Lost in the desert, on their way to join up, Archy (Mark Lee) and Frank (Mel Gibson) discuss politics, patriotism and the reasons for war.

Gallipoli remains one of the most loved of all Australian films. It’s one of Weir’s most nakedly emotional films and one of his most poetic.

Summary by Paul Byrnes.

Gallipoli is partly a film about innocence and purity of heart, and landscape is an important element in that theme. The stark desert setting for this scene is almost abstract, as if the two friends are crossing from one state of mind to another – perhaps from boyhood to manhood. It also has Biblical overtones, as a trial in the desert that must be overcome before they can proceed to their destinations.

Before this scene, the Western Australian landscape is shown more realistically. The stylisation in this clip emphasises that the characters are undergoing a transition. The dialogue, about the politics of the war, also reflects differences in attitude – Archy’s obedience versus Frank’s pragmatism.

Gallipoli synopsis

In Western Australia in 1915 two young men join up to fight in the First World War. Archy Hamilton (Mark Lee) is the patriotic son of a grazier. Frank Dunne (Mel Gibson) is a drifter with no great desire to fight for the British Empire. They meet as runners in an outback footrace and become best mates. After training in Egypt, they land at Gallipoli, just as the great allied assaults of August 1915 are to begin.

Gallipoli curator's notes

Gallipoli created a national and international debate when it premiered in 1981. It was a huge hit in Australia, but British historians took it to task for factual inaccuracies and alleged bias against the British commanders of the campaign.

The charge at The Nek on August 7, 1915, which provides the film’s climax, did take place but an Australian, rather than a British officer, ordered the final charge. The film gives the opposite impression, something Peter Weir has said he regrets. 'The implication was that we were Pom bashing,’ he told David Stratton, 'whereas they had fought valiantly and suffered terribly alongside us. Apart from that the events were portrayed pretty accurately’. Historians are still divided over the wider question of whether the British commanders of the campaign were incompetent.

The film remains one of the most loved of all Australian films, partly because of its intense nationalism. Its mixture of innocence and sacrifice, youthful high spirits and brutal, industrialised murder, helped to redefine how Australians thought about the First World War. In dramatic terms, it’s one of Weir’s most nakedly emotional films and one of his most poetic, especially during the elegiac finale.
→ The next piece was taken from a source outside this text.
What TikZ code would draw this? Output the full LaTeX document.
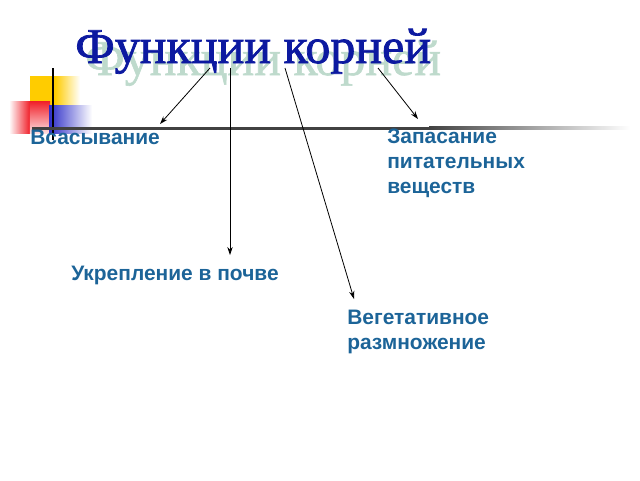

It is packed with religious imagery, the final freeze-frame being a form of crucifixion.

It opened shortly after Breaker Morant, another film that presented a vision of Australian soldiers (even if Morant was actually British) as lambs to a British slaughter.

Notes by Paul Byrnes.


Education notes

This clip shows Archy Hamilton (Mark Lee) and Frank Dunne (Mel Gibson) walking across the desert on their way to enlist to fight in the First World War. They disagree about motives for joining up and Archy, who is more patriotic, calls Frank a coward. Continuing, they become lost, with Archy’s attempts at navigation failing. The clip finishes with a shot of the two figures in the distance, a great arc of footprints behind them.

Educational value points

  • The clip exemplifies director Peter Weir’s poetic use of film language. Although there is little dialogue, the action, framing, depth of shots, focus and sound eloquently create the Australian landscape and the characters’ isolation. Archy and Frank often occupy opposite sides of the frame, reinforcing their philosophical distance from each other. The wind and amplification of footsteps emphasise the vast emptiness of the desert and Frank’s blurred figure following Archy evokes the shimmering heat.
  • When war broke out in 1914, approximately 40 per cent of adult Australian men aged 18–45 enlisted voluntarily to serve in the Australian Imperial Forces, reflecting the prevailing mood of patriotic affection for the British Empire. This figure dropped sharply after the defeat at Gallipoli and once the enormous number of casualties on the Western Front and the increasing cost of the war on the home front became known.
  • The situation in the clip recreates a national debate, both historical and current, about Australia’s involvement in foreign wars. Australian soldiers have been deployed to fight in many wars abroad despite the opposition expressed at home. During the First World War the nation was divided politically, socially and religiously, and this debate reached a climax in the conscription referendums of 1916 and 1917, both of which were narrowly defeated. Religious opposition was significant as many Australians of Irish Catholic descent resented the call to fight for Britain following the British suppression of the 1916 Easter Uprising in Ireland.
  • The landscape was used in Australian films of the 1970s and 1980s to underscore themes of white Australian national identity. The characters struggle with the emptiness and harshness of the landscape, while the camera also appreciates its beauty. There is an irony in the vulnerability of the white characters and their fear of perishing in a hostile environment that has supported Australian Indigenous people for thousands of years.
  • The clip illustrates the developing filmic iconography of the Australian male hero, the digger, and his relationship with his mates. Depending on each other in the desert, the two men show characteristics of the stoic, laconic soldiers they will become later in the film, using humour to overcome adversity and berating each other while their affection for each other grows. In the film, survival in battle, as in the bush, depends on mutual loyalty, initiative and endurance. Weir thereby places mateship at the heart of the male heroes’ relationship.
  • Mel Gibson (1956–) is shown in a role that contributed to his rise to fame. Gibson became known for his portrayal of ordinary reckless young men who become reluctant heroes struggling against adversity, in some ways similar to the role he played in the Mad Max series (1979, 1981, 1985). He won an Australian Film Institute (AFI) Award for Best Actor in a Lead Role (1981) for playing Frank in Gallipoli. This early success has culminated in his status as one of the world’s most well-known actors. He is also an acclaimed director, having won an Academy Award for Braveheart (1995). The humour in this clip also hints at his comedic skills, further demonstrated in a string of comedy hits.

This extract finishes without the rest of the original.